If you’ve followed me much at all, you know that my main mantra about CX is that you need to work your VoC insights, by which I mean, you have to take action on what you’ve learned there. Otherwise (as I’ve written recently), you’re simply throwing your money away with surveys, interviews, and the like.
In fact, as I’ve also mentioned, the largest part of your CX program—the part that should receive the most attention, the most effort, the most resources, time, and energy—should be your Process Engineering efforts. It’s not that Customer Insights or building a good CX Culture aren’t important, and not that they don’t sometimes require a lot of resources and attention themselves. But, if I’d written my framework as a picture with cogs in a machine, the PE piece would by far be the biggest part.

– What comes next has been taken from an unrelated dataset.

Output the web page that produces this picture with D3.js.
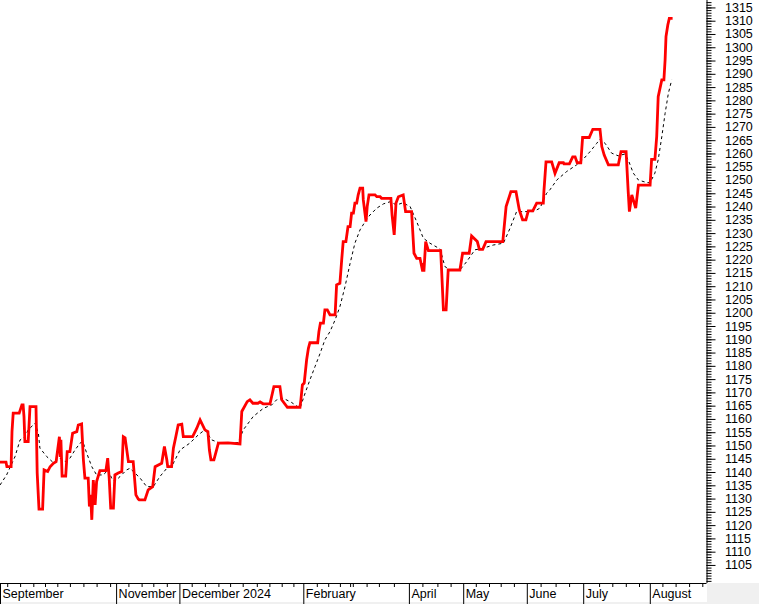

That’s because it’s where the changes happen. Sure…these changes couldn’t have been as impactful or as well-identified and directed had they not been based on Customer Insights. And definitely it takes a culture that’s truly Customer-centric in order to get people on board with the whys of your process improvements. But somebody’s got to do the…doing.
And that’s where sometimes people think I’m trying to get away with something…slip it in the side door.
It’s no secret that I began the CX part of my career thanks in biggest part to my background in Process Engineering. When I was recruited to be a CX executive, it was primarily because the organization wanted to leverage my Lean Six Sigma Black Belt to drive improvements to their internal processes…improvements, mind you, centered on the goal of elevating their Customers’ experiences.
So, I’m not coy about the biggest part of CX, from my perspective—it’s part of my own origin story, after all. But still, from time to time, when I’m asked, “so tell me about CX,” by someone at a networking event or perhaps to whom I’ve just been introduced, I’ll get a bit of a skeptical response, “Heh…I dunno, Z. That sounds kind of like BPI with a fresh coat of paint.” (BPI stand for Business Process Improvement, that’s the PMO-type office in the organization wherein sit your Black Belts and other PE experts carrying out improvement projects, educating about process improvement, and driving improvement culture throughout your company…I’ve spent quite some time in those offices throughout my career.)
My response? “Yeah! Exactly!”
I’ve had a few clients recently, in fact, who have said, “Y’know, Z, all this CX stuff is great, but really we just need a lot of help with our processes. We’re inefficient and miss a lot because our processes and systems aren’t up-to-snuff. Can we work on those?” Well, sure. That’s the whole point!
It’s not to dismiss the importance of you Customers to the process of Process Engineering (in fact, one happy outcome of using PE to improve your CX is that you’ll also be leaner and more efficient which will save you resources and money…it’s almost impossible to do Process Improvement without saving resources at the end). One of the most important principles of Lean, in fact, is Customer-centricity. But it’s not giving away of trade secrets to acknowledge that, if you’re getting CX right, it’s because your entire Customer Experience enterprise (your Office of the Customer, your Chief Customer Officer, and all that) spends most of its time and energy implementing changes and process improvement engagements.
If that means that CX is ‘nothing new under the sun,’ so be it. Plenty of folks are trying to make CX a huge thing with lots of bells and whistles. White papers and ‘studies’ abound touting the goodness and awesome results guaranteed by “doing CX” (usually defined as putting someone “in charge of CX,” whatever that means) within your company. That’s certain to lead to a few grifters and empty promises; not to mention lots of confusion based on the ethereal nature of what “thought leaders” say CX even is.
I know not all CX practitioners see it my way, but in the end, it really is the same, foundational, roll-up-the-sleeves tough work that anybody in Change Management or Process Engineering has had to do his or her whole career. Call it something else, use a different vantage from which to launch it, okay. In the end, if you’re improving what you do and how you do it, you’re getting the picture…and likely getting CX right.